Modern fans of the garment claim that wearing the corset today is an entirely different matter, because it is not compulsory and wearers are in fact subverting the dominant paradigm. This is, of course, nonsense – nonsense as suspect as the claim that ‘lads’ mags’ are harmless works of irony whose opponents can’t take a joke. In reality, the notion that the female body needs to be controlled and tamed by any means necessary is very much still with us.
As Naomi Wolf noted in The Beauty Myth, corsets and girdles did not so much disappear in the mid-20th century as become internalised through diet, exercise and plastic surgery. Where once we were expected to control our messy, unappealing female bodies with the help of iron, steel, whalebone, lycra and bootlace-cinching, with all the associated breathing and digestive disorders, that discipline is now expected to come from within, exerted onto the flesh itself – and often with equally harmful consequences. While fashion moguls of the 21st century try to shove every hopeless Bridget Jones back into ‘control pants’, we are still wrestling against pressure to don the ‘Invisible Corset’ – the backbreaking work of exercise, self-starvation or painful operations required to maintain an unnaturally slim, toned body.

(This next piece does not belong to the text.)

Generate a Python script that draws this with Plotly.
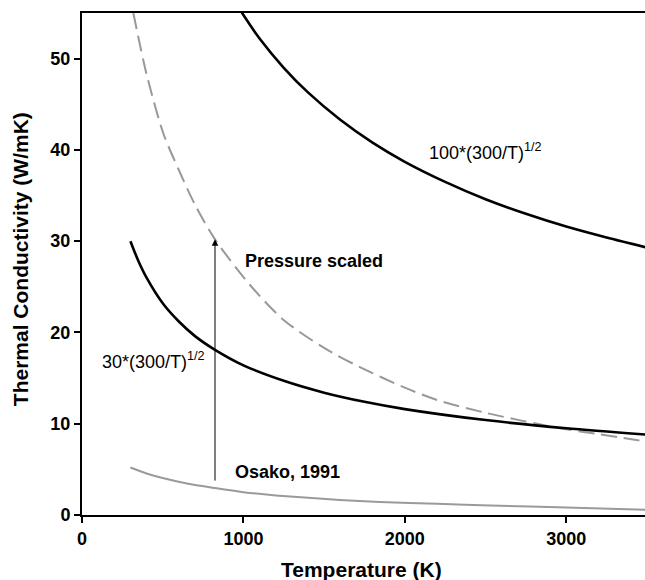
import plotly.graph_objects as go

# --- data ---
temp_100 = [979, 1100, 1250, 1400, 1600, 1800, 2000, 2250, 2500, 2750, 3000, 3250, 3500]
k_100 = [55.35, 52.2, 49.0, 46.3, 43.3, 40.8, 38.7, 36.5, 34.6, 33.0, 31.6, 30.4, 29.3]

temp_30 = [300, 350, 400, 500, 600, 700, 824, 1000, 1250, 1500, 1750, 2000, 2500, 3000, 3500]
k_30 = [30.0, 27.8, 26.0, 23.2, 21.2, 19.6, 18.1, 16.4, 14.7, 13.4, 12.4, 11.6, 10.4, 9.5, 8.8]

temp_ps = [318, 400, 504, 600, 700, 824, 1041, 1247, 1500, 1722, 2000, 2200, 2500, 2920, 3200, 3500]
k_ps = [55.0, 48.3, 41.8, 37.8, 34.0, 30.2, 25.2, 21.4, 18.3, 16.2, 13.95, 12.6, 11.2, 9.64, 8.85, 8.05]

temp_osako = [300, 400, 500, 650, 824, 1000, 1200, 1598, 1846, 2200, 2528, 3000, 3500]
k_osako = [5.2, 4.55, 4.05, 3.45, 2.95, 2.5, 2.15, 1.65, 1.42, 1.22, 1.05, 0.82, 0.58]

x_ticks = [0, 1000, 2000, 3000]
y_ticks = [0, 10, 20, 30, 40, 50]

arrow_T = 824
arrow_from = 3.6
arrow_to = 30.2

FONT = "Liberation Sans, Arial, sans-serif"

fig = go.Figure()
fig.add_trace(go.Scatter(x=temp_osako, y=k_osako, mode="lines", line=dict(color="#9a9a9a", width=2, shape="spline", smoothing=0.8), showlegend=False))
fig.add_trace(go.Scatter(x=temp_ps, y=k_ps, mode="lines", line=dict(color="#999999", width=2, dash="16px,7px", shape="spline", smoothing=0.8), showlegend=False))
fig.add_trace(go.Scatter(x=temp_30, y=k_30, mode="lines", line=dict(color="black", width=2.6, shape="spline", smoothing=0.8), showlegend=False))
fig.add_trace(go.Scatter(x=temp_100, y=k_100, mode="lines", line=dict(color="black", width=2.6, shape="spline", smoothing=0.8), showlegend=False))

fig.add_annotation(x=arrow_T, y=arrow_to, ax=arrow_T, ay=arrow_from, axref="x", ayref="y", xref="x", yref="y",
                   text="", showarrow=True, arrowhead=2, arrowsize=1.3, arrowwidth=1, arrowcolor="black", standoff=0)

labels = [
    dict(x=2137, y=39.8, text="100*(300/T)<sup>1/2</sup>", bold=False),
    dict(x=999, y=27.85, text="Pressure scaled", bold=True),
    dict(x=111, y=16.9, text="30*(300/T)<sup>1/2</sup>", bold=False),
    dict(x=937, y=4.7, text="Osako, 1991", bold=True),
]
for lb in labels:
    t = lb["text"]
    if lb["bold"]:
        t = "<b>" + t + "</b>"
    fig.add_annotation(x=lb["x"], y=lb["y"], text=t, showarrow=False, xanchor="left", yanchor="middle",
                       font=dict(family=FONT, size=18, color="black"))

# axis titles as annotations for exact placement
fig.add_annotation(xref="paper", yref="paper", x=0.497, y=-0.108, text="<b>Temperature (K)</b>",
                   showarrow=False, xanchor="center", yanchor="middle", font=dict(family=FONT, size=21, color="black"))
fig.add_annotation(xref="paper", yref="paper", x=-0.108, y=0.51, text="<b>Thermal Conductivity (W/mK)</b>",
                   showarrow=False, xanchor="center", yanchor="middle", textangle=-90,
                   font=dict(family=FONT, size=21, color="black"))

fig.update_layout(
    width=645, height=580,
    margin=dict(l=82, r=0, t=13, b=65, autoexpand=False),
    plot_bgcolor="white", paper_bgcolor="white",
    font=dict(family=FONT, color="black"),
)
fig.update_xaxes(range=[0, 3488], tickvals=x_ticks, ticktext=[str(v) for v in x_ticks], automargin=False,
                 showgrid=False, zeroline=False, showline=True, linecolor="black", linewidth=2,
                 mirror=True, ticks="outside", ticklen=6, tickwidth=2, tickcolor="black",
                 tickfont=dict(family=FONT, size=18, color="black", weight="bold"))
fig.update_yaxes(range=[0, 55], tickvals=y_ticks, ticktext=[str(v) for v in y_ticks], automargin=False,
                 showgrid=False, zeroline=False, showline=True, linecolor="black", linewidth=2,
                 ticks="outside", ticklen=6, tickwidth=2, tickcolor="black",
                 tickfont=dict(family=FONT, size=18, color="black", weight="bold"))

fig.write_html("out.html", config={"displayModeBar": False},
               post_script="document.body.style.margin='0';document.body.style.padding='0';document.body.style.overflow='hidden';")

Self-restriction and bodily self-discipline are very far from light-hearted ‘choices’ for women at the turn of the 21st century. On the contrary, if we do not exercise a hefty amount of ‘control’ over these wayward female bodies of ours, we face disrespect, ostracisation and plummeting self-esteem. Young girls dressing up in corsets are playing with an ideal of carefree choice that does not, in fact, exist.